Brazilian President Dilma Rousseff receives the report from Pedro Dallari, a member of the truth commission, in Brasilia, Dec. 10, 2014.

A truth commission investigating humans rights abuses committed by Brazil's 1964-85 military dictatorship called Wednesday for the overturning of a 1979 amnesty law so that those responsible can be prosecuted.

The long-awaited report identified 377 people as responsible for what it called crimes against humanity, including torture, killings and forced disappearances of activists and ordinary Brazilians who were believed to oppose the regime.

The commission was signed into law in 2011 by President Dilma Rousseff, herself a former Marxist guerrilla who was tortured at the hands of the military in the early 1970s, to shed light on a dark chapter in Brazilian history in an attempt to promote national reconciliation.

The commission's report increased the number of people killed or disappeared during the dictatorship to 434 from a previous official estimate of 362. It also shed light on cases in which private companies helped the military identify leftist activists who opposed the right-wing regime.

An emotional Rousseff broke into tears as she received the commission's report. But she also appeared to rebuff the commission's calls for prosecutions, reiterating her stance that Brazil's hard-won democratic stability matters more than her personal beliefs or past.

"The new generations deserved to know the truth," she said."But the truth shouldn't be confused with seeking revenge.
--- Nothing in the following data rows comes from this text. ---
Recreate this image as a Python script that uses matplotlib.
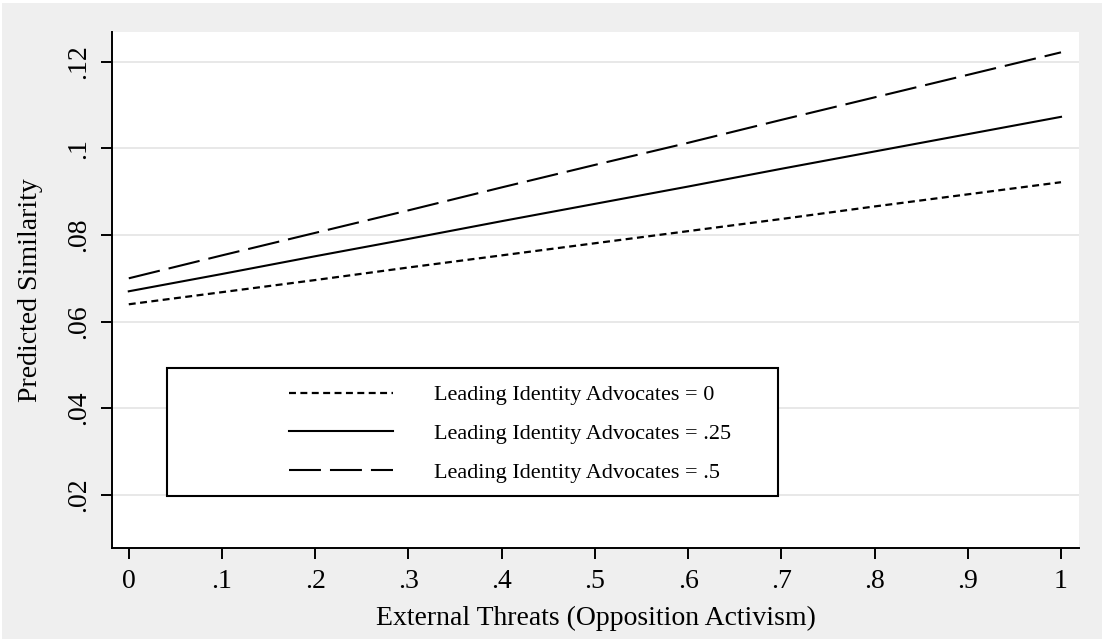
import numpy as np
import matplotlib
matplotlib.use("Agg")
import matplotlib.pyplot as plt
from matplotlib.patches import Rectangle

# predicted similarity by external threats, for three levels of leading identity advocates
threats = [0, .1, .2, .3, .4, .5, .6, .7, .8, .9, 1]
sim_lia_0 = [0.0640, 0.0668, 0.0696, 0.0725, 0.0753, 0.0781, 0.0809, 0.0837, 0.0866, 0.0894, 0.0922]
sim_lia_25 = [0.0670, 0.0710, 0.0751, 0.0791, 0.0832, 0.0872, 0.0912, 0.0953, 0.0993, 0.1033, 0.1073]
sim_lia_5 = [0.0700, 0.0753, 0.0805, 0.0857, 0.0910, 0.0962, 0.1013, 0.1066, 0.1118, 0.1170, 0.1222]

labels = ["Leading Identity Advocates = 0",
          "Leading Identity Advocates = .25",
          "Leading Identity Advocates = .5"]

xticks = [0, .1, .2, .3, .4, .5, .6, .7, .8, .9, 1]
xticklabels = ["0", ".1", ".2", ".3", ".4", ".5", ".6", ".7", ".8", ".9", "1"]
yticks = [.02, .04, .06, .08, .10, .12]
yticklabels = [".02", ".04", ".06", ".08", ".1", ".12"]

plt.rcParams['font.family'] = ['Liberation Serif', 'DejaVu Serif']
plt.rcParams['lines.scale_dashes'] = False

fig = plt.figure(figsize=(11.02, 6.39), dpi=100, facecolor='white')
# grey backdrop with a thin white margin on the top and left
fig.patches.append(Rectangle((2/1102, 0), 1, 1 - 3/639, transform=fig.transFigure,
                             facecolor='#efefef', edgecolor='none', zorder=-10))

ax = fig.add_axes([112/1102, 1 - 548/639, 967/1102, 516/639])
ax.set_facecolor('white')

ax.plot(threats, sim_lia_0, color='black', lw=1.6, dashes=(5, 3.2), label=labels[0])
ax.plot(threats, sim_lia_25, color='black', lw=1.5, label=labels[1])
ax.plot(threats, sim_lia_5, color='black', lw=1.5, dashes=(23, 6.5), label=labels[2])

ax.set_xlim(-0.018, 1.0193)
ax.set_ylim(0.0077, 0.1269)

ax.set_xticks(xticks)
ax.set_xticklabels(xticklabels)
ax.set_yticks(yticks)
ax.set_yticklabels(yticklabels, rotation=90, va='center')

ax.tick_params(axis='both', direction='out', length=8, width=1.4, labelsize=20, pad=7)
ax.yaxis.grid(True, color='#e8e8e8', lw=1.4)
ax.set_axisbelow(True)

for side in ['top', 'right']:
    ax.spines[side].set_visible(False)
for side in ['left', 'bottom']:
    ax.spines[side].set_linewidth(1.4)

ax.set_xlabel("External Threats (Opposition Activism)", fontsize=20, labelpad=9)
ax.set_ylabel("Predicted Similarity", fontsize=20, labelpad=17)

# legend box
ax.add_patch(Rectangle((0.0569, 0.1008), 0.6318, 0.2480, transform=ax.transAxes,
                       facecolor='white', edgecolor='black', lw=1.5, zorder=4))
leg = ax.legend(loc='upper left', bbox_to_anchor=(0.183, 0.316), frameon=False,
                fontsize=16, handlelength=4.68, handletextpad=1.85,
                labelspacing=0.82, borderpad=0, borderaxespad=0)
leg.set_zorder(5)

fig.savefig("out.png", dpi=100, facecolor=fig.get_facecolor())
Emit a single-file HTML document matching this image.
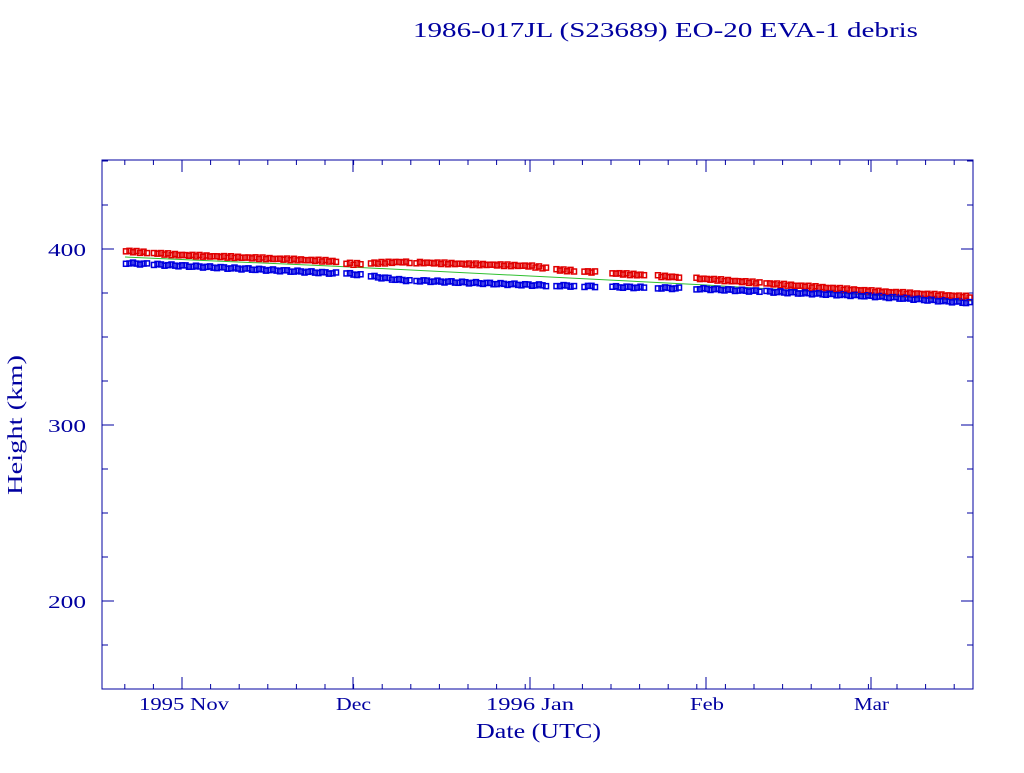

It shouldn't be a motive for hate or settling scores."

Her stance has disappointed some activists who want to see Brazil's Cold War-era soldiers and those who aided them face prosecution for rights abuses, as has happened in Argentina and Chile.

Brazil's Supreme Court blocked an effort to modify the amnesty law in 2010. The modification would have allowed prosecution of those directly responsible for the military dictatorship's crimes.